● **Collected material**:

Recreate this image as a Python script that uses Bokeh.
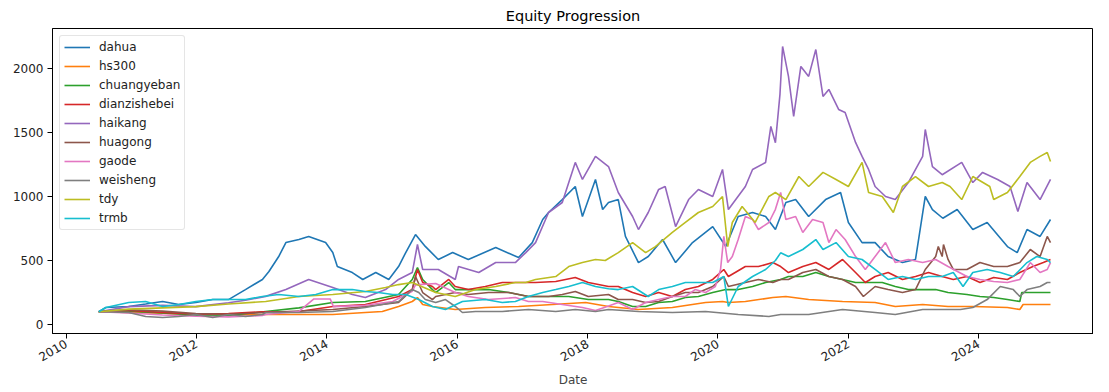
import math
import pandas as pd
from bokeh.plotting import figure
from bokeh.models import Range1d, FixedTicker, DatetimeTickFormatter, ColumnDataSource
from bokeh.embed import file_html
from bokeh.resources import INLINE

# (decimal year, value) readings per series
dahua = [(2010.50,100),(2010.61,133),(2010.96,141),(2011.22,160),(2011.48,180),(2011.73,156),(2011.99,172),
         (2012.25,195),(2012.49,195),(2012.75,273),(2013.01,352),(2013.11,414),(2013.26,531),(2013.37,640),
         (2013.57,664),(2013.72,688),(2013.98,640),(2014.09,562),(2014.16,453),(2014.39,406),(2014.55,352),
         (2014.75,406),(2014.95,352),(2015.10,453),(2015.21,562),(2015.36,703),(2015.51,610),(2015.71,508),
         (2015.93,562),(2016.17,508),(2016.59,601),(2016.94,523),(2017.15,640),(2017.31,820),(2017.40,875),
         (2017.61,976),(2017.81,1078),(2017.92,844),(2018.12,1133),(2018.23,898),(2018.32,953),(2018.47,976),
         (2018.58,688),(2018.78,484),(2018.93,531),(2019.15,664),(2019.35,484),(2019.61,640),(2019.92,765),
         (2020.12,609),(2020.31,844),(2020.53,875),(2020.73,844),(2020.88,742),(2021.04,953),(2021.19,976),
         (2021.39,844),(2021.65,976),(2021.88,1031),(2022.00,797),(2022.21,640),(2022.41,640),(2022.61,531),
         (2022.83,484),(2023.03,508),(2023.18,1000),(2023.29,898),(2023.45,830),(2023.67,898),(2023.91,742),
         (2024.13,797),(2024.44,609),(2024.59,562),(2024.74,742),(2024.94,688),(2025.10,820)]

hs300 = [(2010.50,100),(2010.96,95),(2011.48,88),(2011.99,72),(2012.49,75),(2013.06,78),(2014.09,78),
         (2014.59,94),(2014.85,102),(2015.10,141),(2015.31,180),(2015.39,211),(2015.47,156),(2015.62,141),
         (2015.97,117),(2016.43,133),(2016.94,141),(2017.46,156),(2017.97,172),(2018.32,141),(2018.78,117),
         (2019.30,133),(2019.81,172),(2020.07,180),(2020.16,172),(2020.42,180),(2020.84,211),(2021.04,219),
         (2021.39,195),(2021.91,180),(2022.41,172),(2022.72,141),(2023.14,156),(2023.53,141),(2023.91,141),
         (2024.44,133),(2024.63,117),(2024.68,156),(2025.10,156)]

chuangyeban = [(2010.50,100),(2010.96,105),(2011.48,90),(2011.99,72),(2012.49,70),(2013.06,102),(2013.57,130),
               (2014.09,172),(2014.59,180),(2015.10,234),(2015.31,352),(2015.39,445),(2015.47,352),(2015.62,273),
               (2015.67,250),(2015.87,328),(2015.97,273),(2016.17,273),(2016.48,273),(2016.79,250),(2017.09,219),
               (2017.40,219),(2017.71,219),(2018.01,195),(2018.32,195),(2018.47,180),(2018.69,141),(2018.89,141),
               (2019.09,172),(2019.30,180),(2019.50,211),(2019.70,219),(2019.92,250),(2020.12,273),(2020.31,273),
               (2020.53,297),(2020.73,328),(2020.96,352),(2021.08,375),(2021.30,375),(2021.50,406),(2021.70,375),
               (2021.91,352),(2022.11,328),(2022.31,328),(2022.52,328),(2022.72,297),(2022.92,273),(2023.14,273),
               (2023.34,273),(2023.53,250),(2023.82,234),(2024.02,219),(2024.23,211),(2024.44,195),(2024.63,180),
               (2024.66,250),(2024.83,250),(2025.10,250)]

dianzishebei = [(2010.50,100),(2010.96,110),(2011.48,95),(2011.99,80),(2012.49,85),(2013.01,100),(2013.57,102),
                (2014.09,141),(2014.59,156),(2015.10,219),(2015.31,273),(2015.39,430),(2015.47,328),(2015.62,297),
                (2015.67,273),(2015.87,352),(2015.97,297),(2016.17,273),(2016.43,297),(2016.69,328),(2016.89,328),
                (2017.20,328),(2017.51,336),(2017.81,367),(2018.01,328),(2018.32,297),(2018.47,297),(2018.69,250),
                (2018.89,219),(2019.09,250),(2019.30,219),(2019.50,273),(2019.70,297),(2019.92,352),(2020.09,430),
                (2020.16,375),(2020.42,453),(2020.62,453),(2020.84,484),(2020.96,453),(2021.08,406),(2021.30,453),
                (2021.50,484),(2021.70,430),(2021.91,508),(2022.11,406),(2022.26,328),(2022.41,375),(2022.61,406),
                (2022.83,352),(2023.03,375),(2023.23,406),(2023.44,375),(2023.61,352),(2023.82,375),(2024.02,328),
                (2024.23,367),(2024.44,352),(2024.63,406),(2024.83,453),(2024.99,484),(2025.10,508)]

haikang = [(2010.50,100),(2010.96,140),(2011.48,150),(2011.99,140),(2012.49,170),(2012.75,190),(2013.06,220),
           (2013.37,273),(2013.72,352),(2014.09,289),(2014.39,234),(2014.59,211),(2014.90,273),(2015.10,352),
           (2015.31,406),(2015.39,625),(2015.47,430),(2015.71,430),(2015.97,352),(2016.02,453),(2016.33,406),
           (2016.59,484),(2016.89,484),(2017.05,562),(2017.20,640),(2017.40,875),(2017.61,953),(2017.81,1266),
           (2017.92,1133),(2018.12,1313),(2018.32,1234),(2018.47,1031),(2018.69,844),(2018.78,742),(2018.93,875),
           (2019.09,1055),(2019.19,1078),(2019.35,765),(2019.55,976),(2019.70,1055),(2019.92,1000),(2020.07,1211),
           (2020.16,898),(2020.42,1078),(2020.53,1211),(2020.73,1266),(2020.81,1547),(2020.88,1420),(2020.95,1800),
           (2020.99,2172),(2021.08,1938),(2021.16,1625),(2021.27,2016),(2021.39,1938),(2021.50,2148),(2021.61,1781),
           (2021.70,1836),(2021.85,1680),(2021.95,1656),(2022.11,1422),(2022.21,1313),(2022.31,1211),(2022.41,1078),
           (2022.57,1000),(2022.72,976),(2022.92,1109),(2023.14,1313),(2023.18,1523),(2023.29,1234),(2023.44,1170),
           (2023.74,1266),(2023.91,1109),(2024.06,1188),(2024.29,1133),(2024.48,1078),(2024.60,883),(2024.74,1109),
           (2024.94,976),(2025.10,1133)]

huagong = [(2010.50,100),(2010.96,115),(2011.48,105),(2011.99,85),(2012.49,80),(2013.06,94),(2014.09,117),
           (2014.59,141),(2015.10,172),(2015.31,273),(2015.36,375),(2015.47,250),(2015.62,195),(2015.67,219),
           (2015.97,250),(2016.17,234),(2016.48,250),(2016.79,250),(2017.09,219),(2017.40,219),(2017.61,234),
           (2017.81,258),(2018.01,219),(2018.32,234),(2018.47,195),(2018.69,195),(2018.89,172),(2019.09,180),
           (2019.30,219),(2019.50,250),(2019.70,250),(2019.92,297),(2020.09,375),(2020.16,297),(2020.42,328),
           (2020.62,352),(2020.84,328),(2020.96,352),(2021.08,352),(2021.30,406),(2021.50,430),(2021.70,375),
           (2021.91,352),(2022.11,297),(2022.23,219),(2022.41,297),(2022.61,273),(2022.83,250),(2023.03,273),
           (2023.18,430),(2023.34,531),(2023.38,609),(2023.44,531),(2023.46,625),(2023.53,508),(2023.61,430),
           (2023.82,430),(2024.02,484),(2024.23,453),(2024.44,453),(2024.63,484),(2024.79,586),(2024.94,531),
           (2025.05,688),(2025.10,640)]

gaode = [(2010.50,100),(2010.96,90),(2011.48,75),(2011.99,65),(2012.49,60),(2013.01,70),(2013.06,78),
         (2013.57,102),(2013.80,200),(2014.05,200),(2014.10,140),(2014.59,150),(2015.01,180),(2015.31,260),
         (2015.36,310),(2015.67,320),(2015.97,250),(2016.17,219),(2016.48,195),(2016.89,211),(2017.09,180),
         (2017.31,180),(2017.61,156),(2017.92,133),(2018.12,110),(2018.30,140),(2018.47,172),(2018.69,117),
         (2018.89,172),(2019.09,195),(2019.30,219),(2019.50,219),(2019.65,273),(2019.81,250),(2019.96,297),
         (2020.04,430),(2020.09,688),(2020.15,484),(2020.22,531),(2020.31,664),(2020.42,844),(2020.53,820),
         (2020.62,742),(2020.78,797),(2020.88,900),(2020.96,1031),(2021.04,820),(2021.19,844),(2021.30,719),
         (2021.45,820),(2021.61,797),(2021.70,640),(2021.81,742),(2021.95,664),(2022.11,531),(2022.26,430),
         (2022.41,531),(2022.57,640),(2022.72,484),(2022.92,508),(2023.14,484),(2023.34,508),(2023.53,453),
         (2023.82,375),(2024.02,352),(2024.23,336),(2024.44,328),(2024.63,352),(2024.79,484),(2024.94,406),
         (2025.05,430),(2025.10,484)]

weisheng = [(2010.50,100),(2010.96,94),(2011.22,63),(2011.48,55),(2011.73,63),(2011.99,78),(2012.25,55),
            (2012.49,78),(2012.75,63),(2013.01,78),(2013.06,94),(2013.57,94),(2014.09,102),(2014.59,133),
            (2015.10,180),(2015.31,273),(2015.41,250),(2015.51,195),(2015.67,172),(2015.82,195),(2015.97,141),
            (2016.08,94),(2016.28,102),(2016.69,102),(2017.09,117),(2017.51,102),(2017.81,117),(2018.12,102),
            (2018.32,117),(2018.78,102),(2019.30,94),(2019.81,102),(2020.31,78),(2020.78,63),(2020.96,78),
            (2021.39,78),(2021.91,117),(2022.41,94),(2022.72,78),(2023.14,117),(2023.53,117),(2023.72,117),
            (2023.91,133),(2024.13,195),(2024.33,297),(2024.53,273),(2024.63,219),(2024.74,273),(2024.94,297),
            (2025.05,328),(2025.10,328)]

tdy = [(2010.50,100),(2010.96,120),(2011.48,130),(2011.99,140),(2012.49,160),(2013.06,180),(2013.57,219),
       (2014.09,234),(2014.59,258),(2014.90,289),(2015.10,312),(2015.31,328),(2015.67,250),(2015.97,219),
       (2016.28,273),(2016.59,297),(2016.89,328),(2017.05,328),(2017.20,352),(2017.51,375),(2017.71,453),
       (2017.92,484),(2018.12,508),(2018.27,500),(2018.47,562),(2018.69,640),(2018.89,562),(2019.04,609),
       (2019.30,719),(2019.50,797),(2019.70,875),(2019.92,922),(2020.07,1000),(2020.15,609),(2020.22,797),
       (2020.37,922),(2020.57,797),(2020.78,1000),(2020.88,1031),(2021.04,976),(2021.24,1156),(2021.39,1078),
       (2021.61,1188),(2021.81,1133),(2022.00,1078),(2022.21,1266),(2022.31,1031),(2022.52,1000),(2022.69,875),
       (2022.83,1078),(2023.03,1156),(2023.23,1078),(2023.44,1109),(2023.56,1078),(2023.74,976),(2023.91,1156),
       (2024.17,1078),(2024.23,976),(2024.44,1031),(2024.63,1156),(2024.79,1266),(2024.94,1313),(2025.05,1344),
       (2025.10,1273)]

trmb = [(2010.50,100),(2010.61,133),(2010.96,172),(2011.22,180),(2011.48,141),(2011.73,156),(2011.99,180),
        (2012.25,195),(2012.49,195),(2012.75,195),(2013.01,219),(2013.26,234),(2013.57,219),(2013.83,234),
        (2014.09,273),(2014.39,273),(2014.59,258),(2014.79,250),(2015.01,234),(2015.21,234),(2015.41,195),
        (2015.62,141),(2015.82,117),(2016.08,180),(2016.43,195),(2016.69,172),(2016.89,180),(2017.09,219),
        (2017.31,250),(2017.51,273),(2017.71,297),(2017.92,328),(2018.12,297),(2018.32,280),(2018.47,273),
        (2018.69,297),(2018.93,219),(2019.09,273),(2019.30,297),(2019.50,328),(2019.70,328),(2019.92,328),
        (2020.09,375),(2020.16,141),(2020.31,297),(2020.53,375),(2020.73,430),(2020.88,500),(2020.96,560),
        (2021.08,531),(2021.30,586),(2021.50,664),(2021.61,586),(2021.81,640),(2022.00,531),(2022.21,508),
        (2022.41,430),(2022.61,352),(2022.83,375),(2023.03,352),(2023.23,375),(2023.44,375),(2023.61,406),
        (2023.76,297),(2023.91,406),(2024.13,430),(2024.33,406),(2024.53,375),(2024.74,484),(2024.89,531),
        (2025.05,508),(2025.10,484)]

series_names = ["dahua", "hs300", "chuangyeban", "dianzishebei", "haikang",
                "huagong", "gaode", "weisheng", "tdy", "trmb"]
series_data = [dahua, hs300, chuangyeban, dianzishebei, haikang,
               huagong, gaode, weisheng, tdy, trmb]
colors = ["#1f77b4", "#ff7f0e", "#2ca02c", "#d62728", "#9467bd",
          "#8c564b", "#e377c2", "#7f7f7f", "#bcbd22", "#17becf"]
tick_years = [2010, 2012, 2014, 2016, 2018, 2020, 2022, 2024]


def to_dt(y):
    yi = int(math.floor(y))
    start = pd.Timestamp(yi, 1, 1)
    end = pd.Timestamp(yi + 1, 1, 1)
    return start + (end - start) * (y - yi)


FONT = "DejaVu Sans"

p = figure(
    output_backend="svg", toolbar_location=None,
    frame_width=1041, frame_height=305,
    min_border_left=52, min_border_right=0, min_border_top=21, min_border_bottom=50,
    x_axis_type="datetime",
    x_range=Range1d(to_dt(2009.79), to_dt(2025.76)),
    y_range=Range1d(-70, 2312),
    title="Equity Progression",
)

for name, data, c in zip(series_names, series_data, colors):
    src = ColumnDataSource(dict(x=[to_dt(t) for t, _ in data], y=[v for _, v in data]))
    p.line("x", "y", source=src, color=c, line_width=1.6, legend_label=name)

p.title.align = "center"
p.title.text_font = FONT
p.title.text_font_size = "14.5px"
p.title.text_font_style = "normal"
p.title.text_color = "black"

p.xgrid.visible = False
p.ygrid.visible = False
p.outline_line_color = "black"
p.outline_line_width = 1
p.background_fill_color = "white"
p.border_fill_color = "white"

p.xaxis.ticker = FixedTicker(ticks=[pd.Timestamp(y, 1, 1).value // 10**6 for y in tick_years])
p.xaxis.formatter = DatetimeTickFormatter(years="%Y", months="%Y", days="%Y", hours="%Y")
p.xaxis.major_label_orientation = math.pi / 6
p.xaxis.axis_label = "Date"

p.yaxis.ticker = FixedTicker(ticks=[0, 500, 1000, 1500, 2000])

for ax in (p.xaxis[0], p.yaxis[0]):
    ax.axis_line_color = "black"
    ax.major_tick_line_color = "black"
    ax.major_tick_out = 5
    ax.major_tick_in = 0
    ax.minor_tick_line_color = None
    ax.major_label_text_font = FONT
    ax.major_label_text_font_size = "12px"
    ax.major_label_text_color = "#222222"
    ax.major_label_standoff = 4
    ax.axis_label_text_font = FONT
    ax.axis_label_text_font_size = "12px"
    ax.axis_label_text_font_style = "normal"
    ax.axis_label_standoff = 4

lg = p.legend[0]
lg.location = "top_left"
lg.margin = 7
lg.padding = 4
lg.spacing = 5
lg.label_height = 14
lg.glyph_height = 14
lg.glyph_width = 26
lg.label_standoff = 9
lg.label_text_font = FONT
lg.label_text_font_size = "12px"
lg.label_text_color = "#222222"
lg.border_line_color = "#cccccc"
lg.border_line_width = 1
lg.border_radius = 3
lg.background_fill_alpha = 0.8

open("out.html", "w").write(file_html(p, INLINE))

● **Aim of the task**: Please restate the material above line by line, exactly, beginning at its first line and ending with the line that contains "from bokeh.resources import INLINE", without any pictures.

● **Exercise result**:
Recreate this image as a Python script that uses Bokeh.
import math
import pandas as pd
from bokeh.plotting import figure
from bokeh.models import Range1d, FixedTicker, DatetimeTickFormatter, ColumnDataSource
from bokeh.embed import file_html
from bokeh.resources import INLINE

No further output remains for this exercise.